Creolizing Rosa, que Drucilla co-editou com Jane Anna Gordon, lembra ao mundo do adágio revolucionário, do que é necessário para a liberdade para todos. Luxemburgo, devemos lembrar, entendeu a importância da África do Sul e dos países caribenhos, tais como Martinica e Guadalupe, enquanto seus colegas intelectuais europeus ainda estavam presos à problemática pressuposição orientalista da razão “juvenil” surgindo no Oriente e atingindo a maioridade no Ocidente. Sua identificação com Rosa Luxemburgo – e Frantz Fanon – atestou sua convicção de que a globalidade do pensamento não somente surge de várias direções, mas também deve fazê-lo por meio da interação dessas confluências em todos os níveis da sociedade. Liberdade divorciada da realidade não faz sentido e projetos de autopurificação bloqueiam o espírito de liberdade para uma importante linha de vida, que tem como premissa relações com alcance da humanidade: realidade. Esse é o chamado central de, em uma palavra, revolução.

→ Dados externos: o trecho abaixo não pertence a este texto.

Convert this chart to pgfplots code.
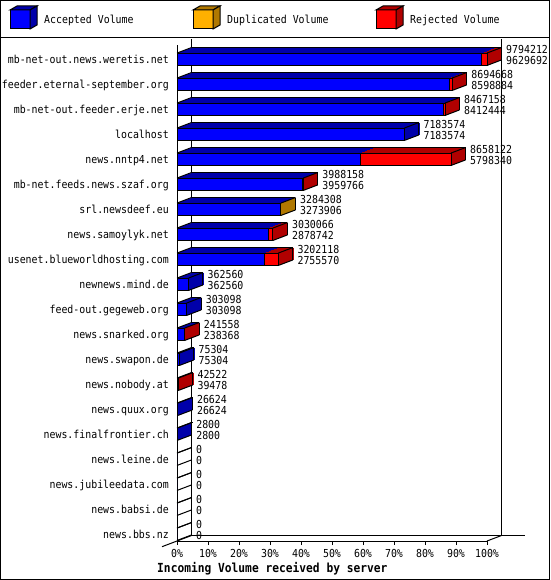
\documentclass[border=0pt]{standalone}
\usepackage{fontspec}
\setmainfont[FakeStretch=0.9]{DejaVu Sans Mono}
\usepackage{pgfplots}
\pgfplotsset{compat=1.18}
\usepackage{pgfplotstable}

\definecolor{accF}{RGB}{0,0,255}
\definecolor{accD}{RGB}{0,0,170}
\definecolor{dupF}{RGB}{255,176,0}
\definecolor{dupD}{RGB}{176,120,0}
\definecolor{rejF}{RGB}{255,0,0}
\definecolor{rejD}{RGB}{176,0,0}

\newcommand\gd{\fontsize{11pt}{13pt}\selectfont}

% y = row from the bottom; acc = accepted, ad = accepted+duplicated,
% tot = total volume; side = colour of the end face (0 acc, 1 dup, 2 rej)
\pgfplotstableread{
y  acc     ad      tot     side
19 9629692 9629692 9794212 2
18 8598884 8598884 8694668 2
17 8412444 8412444 8467158 2
16 7183574 7183574 7183574 0
15 5798340 5798340 8658122 2
14 3959766 3959766 3988158 2
13 3273906 3284308 3284308 1
12 2878742 2878742 3030066 2
11 2755570 2755570 3202118 2
10 362560  362560  362560  0
9  303098  303098  303098  0
8  238368  238368  241558  2
7  75304   75304   75304   0
6  39478   39478   42522   2
5  26624   26624   26624   0
4  2800    2800    2800    0
3  0       0       0       0
2  0       0       0       0
1  0       0       0       0
0  0       0       0       0
}\servers

\pgfplotsset{
  face/.style={xbar, bar width=12.4pt, bar shift=0pt},
  edge/.style={black, line width=1pt},
  nonzero/.style={restrict expr to domain={#1}{1:100000000}},
}

% one slice of the depth of the bars (dark top and end faces)
\newcommand\layer[2]{%
  \addplot[face, fill=accD, draw=none, xshift=#1pt, yshift=#2pt, nonzero=\thisrow{acc}]
    table[x=acc, y=y] {\servers};
  \addplot[quiver={u=\thisrow{ad}-\thisrow{acc}, v=0}, color=dupD, line width=12.4pt,
    xshift=#1pt, yshift=#2pt, nonzero=\thisrow{ad}-\thisrow{acc}]
    table[x=acc, y=y] {\servers};
  \addplot[quiver={u=\thisrow{tot}-\thisrow{ad}, v=0}, color=rejD, line width=12.4pt,
    xshift=#1pt, yshift=#2pt, nonzero=\thisrow{tot}-\thisrow{ad}]
    table[x=ad, y=y] {\servers};
  \addplot[quiver={u=0, v=-0.496, colored}, line width=1.3pt, point meta=explicit,
    xshift=#1pt, yshift=#2pt, nonzero=\thisrow{tot}]
    table[x=tot, y expr=\thisrow{y}+0.248, meta=side] {\servers};
}

\newcommand\legcube[4]{%
  \filldraw[fill=#2, line width=1pt] (#1,-10) rectangle (#1+20,-29);
  \filldraw[fill=#3, line width=1pt] (#1,-10) -- (#1+7,-6) -- (#1+27,-6) -- (#1+20,-10) -- cycle;
  \filldraw[fill=#3, line width=1pt] (#1+20,-10) -- (#1+27,-6) -- (#1+27,-25) -- (#1+20,-29) -- cycle;
  \node[anchor=base west, inner sep=0pt, font=\gd] at (#1+34,-24) {#4};
}

\begin{document}
\begin{tikzpicture}
\useasboundingbox (0,0) rectangle (550pt,-580pt);
\begin{scope}[x=1pt, y=1pt]
  \draw[line width=1pt] (0.5,-0.5) rectangle (549.5,-579.5);
  \draw[line width=1pt] (0,-37.5) -- (550,-37.5);
  \legcube{10}{accF}{accD}{Accepted Volume}
  \legcube{193}{dupF}{dupD}{Duplicated Volume}
  \legcube{376}{rejF}{rejD}{Rejected Volume}
  % back walls and floor
  \draw[line width=1pt] (191.5,-39.5) -- (191.5,-535.5) -- (525,-535.5);
  \draw[line width=1pt] (501.5,-39.5) -- (501.5,-535.5);
  \draw[line width=1pt] (162,-546.7) -- (191.5,-535.5);
  \draw[line width=1pt] (487,-541) -- (501.5,-535.5);
\end{scope}

\begin{axis}[
  at={(177pt,-541pt)}, anchor=south west,
  scale only axis, width=310pt, height=496pt,
  xmin=0, xmax=9794212, ymin=-0.27, ymax=19.57,
  clip=false,
  axis x line*=bottom, axis y line*=left,
  axis line style={line width=1pt, -},
  x axis line style={-}, y axis line style={-},
  scaled x ticks=false,
  xtick={0,979421.2,1958842.4,2938263.6,3917684.8,4897106,5876527.2,6855948.4,7835369.6,8814790.8,9794212},
  xticklabels={0\%,10\%,20\%,30\%,40\%,50\%,60\%,70\%,80\%,90\%,100\%},
  ytick={0,...,19},
  yticklabels={news.bbs.nz,news.babsi.de,news.jubileedata.com,news.leine.de,
    news.finalfrontier.ch,news.quux.org,news.nobody.at,news.swapon.de,
    news.snarked.org,feed-out.gegeweb.org,newnews.mind.de,
    usenet.blueworldhosting.com,news.samoylyk.net,srl.newsdeef.eu,
    mb-net.feeds.news.szaf.org,news.nntp4.net,localhost,
    mb-net-out.feeder.erje.net,feeder.eternal-september.org,
    mb-net-out.news.weretis.net},
  tick align=outside, major tick length=4pt,
  xtick style={black, line width=1pt},
  ytick style={draw=none},
  tick label style={font=\gd},
  xticklabel style={anchor=base, inner sep=0pt, yshift=-12pt},
  yticklabel style={anchor=base east, inner sep=0pt, xshift=-4pt, yshift=-4pt},
  xlabel={Incoming Volume received by server},
  xlabel style={at={(axis description cs:-0.0645,-0.0635)}, anchor=base west,
    inner sep=0pt, font=\fontsize{12.5pt}{14pt}\selectfont\bfseries},
  colormap={side}{rgb255=(0,0,170) rgb255=(176,120,0) rgb255=(176,0,0)},
  point meta min=0, point meta max=2,
]
  \layer{14.5}{5.5}
  \layer{13.533}{5.133}
  \layer{12.567}{4.767}
  \layer{11.6}{4.4}
  \layer{10.633}{4.033}
  \layer{9.667}{3.667}
  \layer{8.7}{3.3}
  \layer{7.733}{2.933}
  \layer{6.767}{2.567}
  \layer{5.8}{2.2}
  \layer{4.833}{1.833}
  \layer{3.867}{1.467}
  \layer{2.9}{1.1}
  \layer{1.933}{0.733}
  \layer{0.967}{0.367}

  % front faces
  \addplot[face, fill=rejF, draw=black, line width=1pt] table[x=tot, y=y] {\servers};
  \addplot[face, fill=dupF, draw=black, line width=1pt] table[x=ad, y=y] {\servers};
  \addplot[face, fill=accF, draw=black, line width=1pt] table[x=acc, y=y] {\servers};

  % edges of the depth
  \addplot[edge, quiver={u=458116, v=0.22}] table[x expr=0, y expr=\thisrow{y}+0.248] {\servers};
  \addplot[edge, quiver={u=458116, v=0.22}] table[x=tot, y expr=\thisrow{y}+0.248] {\servers};
  \addplot[edge, quiver={u=458116, v=0.22}] table[x=tot, y expr=\thisrow{y}-0.248] {\servers};
  \addplot[edge, quiver={u=\thisrow{tot}, v=0}] table[x expr=458116, y expr=\thisrow{y}+0.468] {\servers};
  \addplot[edge, quiver={u=0, v=-0.496}] table[x expr=\thisrow{tot}+458116, y expr=\thisrow{y}+0.468] {\servers};

  % values: total above, accepted below
  \addplot[draw=none, nodes near coords, point meta=explicit symbolic,
    every node near coord/.append style={anchor=base west, inner sep=0pt,
      xshift=19pt, yshift=5.3pt, font=\gd, text=black}]
    table[x=tot, y=y, meta=tot] {\servers};
  \addplot[draw=none, nodes near coords, point meta=explicit symbolic,
    every node near coord/.append style={anchor=base west, inner sep=0pt,
      xshift=19pt, yshift=-5.4pt, font=\gd, text=black}]
    table[x=tot, y=y, meta=acc] {\servers};
\end{axis}
\end{tikzpicture}
\end{document}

Drucilla falou Sawubona durante toda sua vida para tantos invisibilizados. Esse foi seu comprometimento, porque, como mulher, ela estava atenta à complexa generificação histórica da divergência entre falar e ser ouvida, ver e ser vista e formas de ver aquela proporção não vista. É bastante incomum e comovente que, assim como Fanon que teve Les Damnés de la terre (1961) publicado pouco antes de sua passagem, o último livro de Drucilla, Today’s Struggles, Tomorrow’s Revolutions: Afro-Caribbean Liberatory Thought, com bases no compromisso filosófico existencial e político do Sul Global de fazer o que se deve, mesmo sob ameaças de desespero, niilismo político e violência, foi publicado algumas semanas antes de ela se juntar aos ancestrais.

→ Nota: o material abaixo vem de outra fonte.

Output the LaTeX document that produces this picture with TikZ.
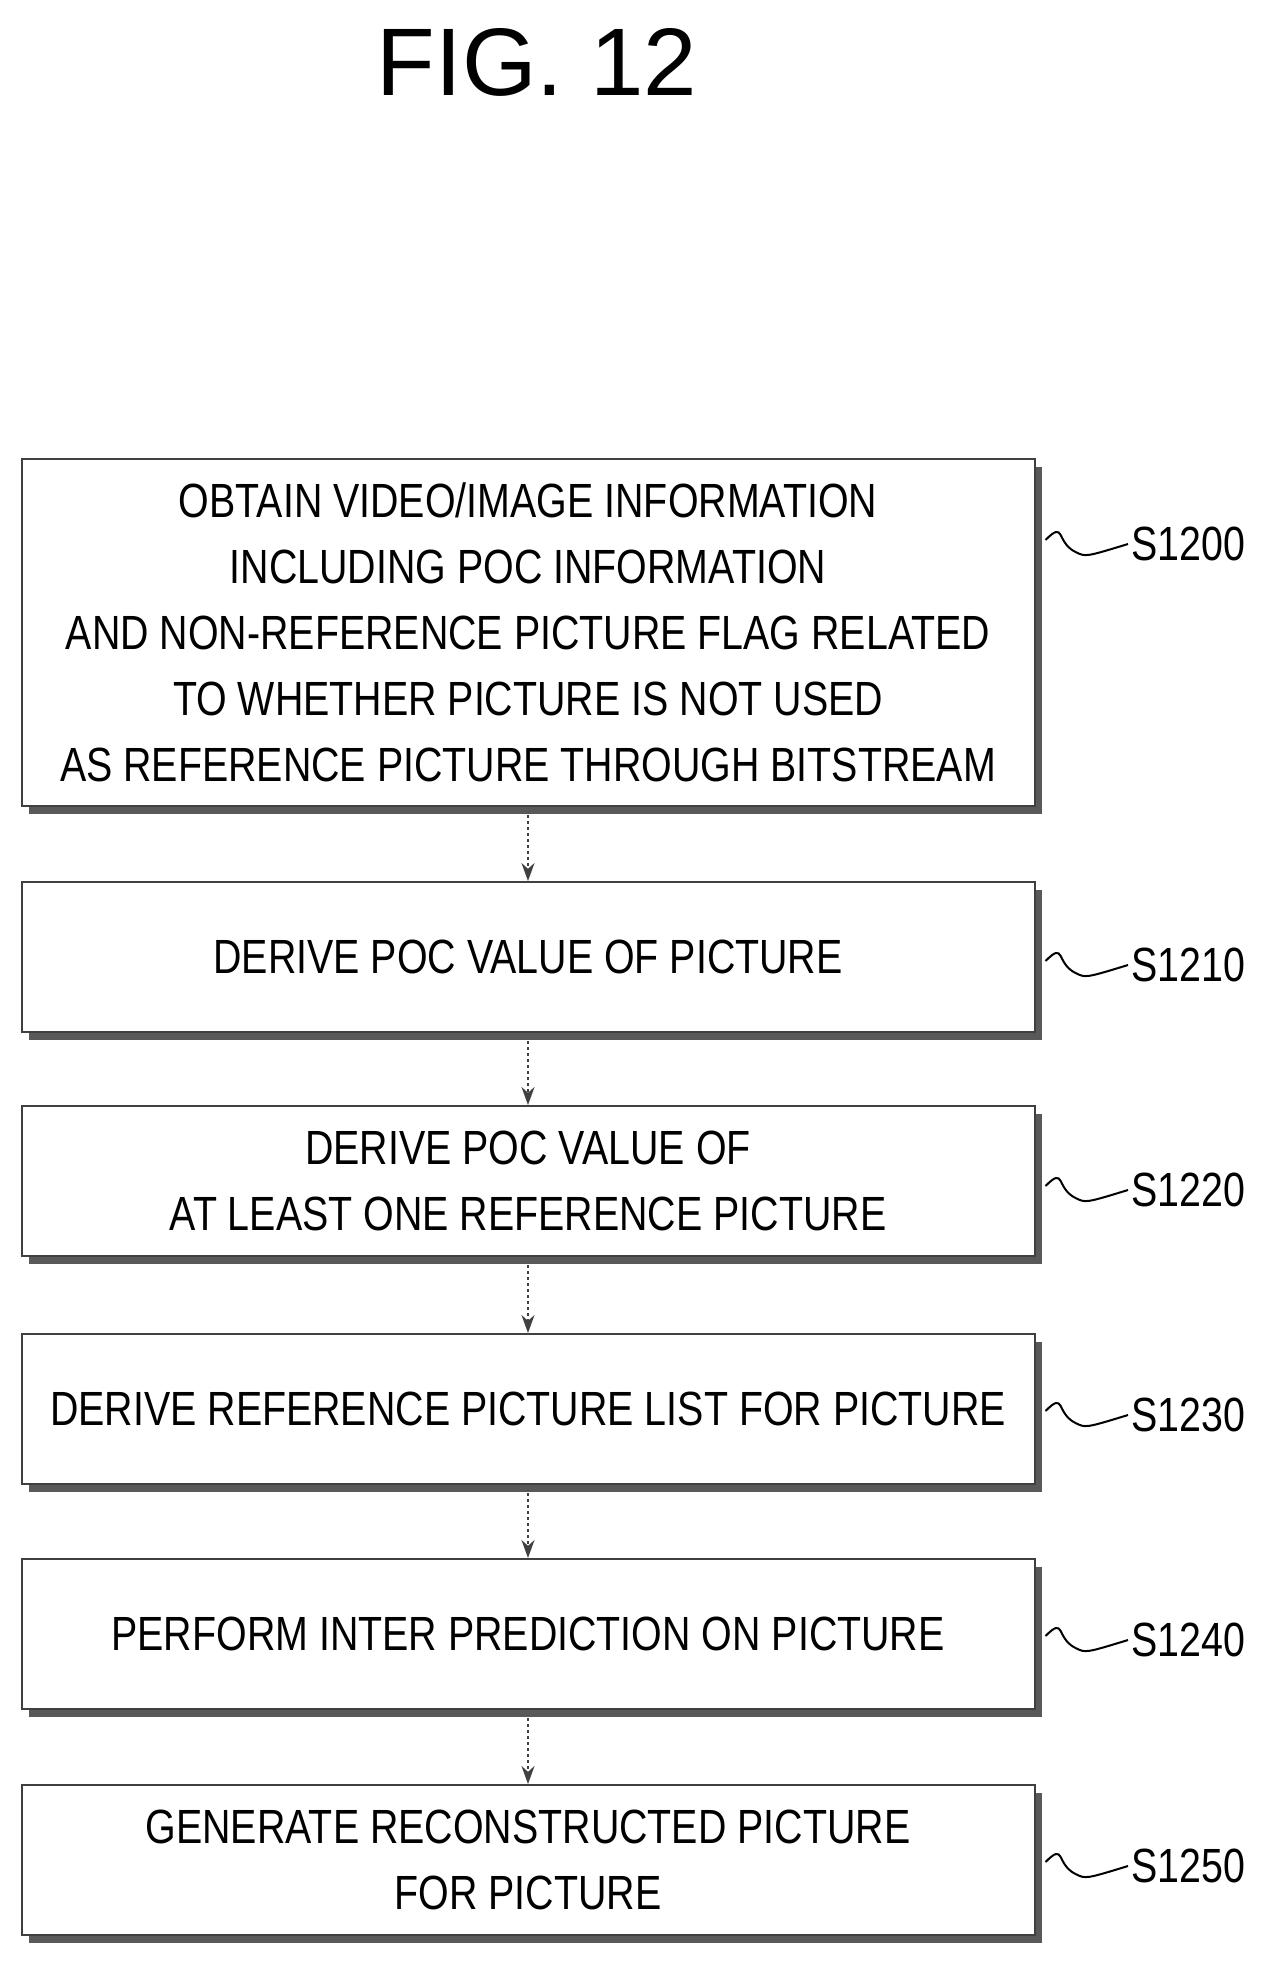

Agora, quando eu tiro meus sapatos para falar, ensinar ou derramar libações, eu penso na Drucilla entre tantos corajosos, amados ancestrais, que amaram tanto a ponto de doer, que lutaram por um mundo melhor até o último suspiro, que entenderam tão claramente as causas, mais do que a si próprios, cujas vidas foram um início para tantas outras, e obrigado a ela, dentre eles, por ter vivido e enriquecido as vidas de tantos com dignidade e amor".


Lewis R. Gordon

Tradução Maria Walkíria Cabral


[1] N.T.: Foi feita a opção de não traduzir, considerando o uso do termo no inglês pelos teóricos do Direito no Brasil. Lawfare seria o equivalente à instrumentalização do Direito para justificar “atos de guerra” ou “atos de exceção”. Não se confunde com o ativismo judicial, em que pese suas similaridades. Um exemplo no Brasil de lawfare seria a decisão do STF (2016) em condenar um acusado antes do trânsito em julgado, instrumentalizando o Direito Constitucional para criar um estado de coisa excepcional a fim de satisfazer aparentes demandas sociais.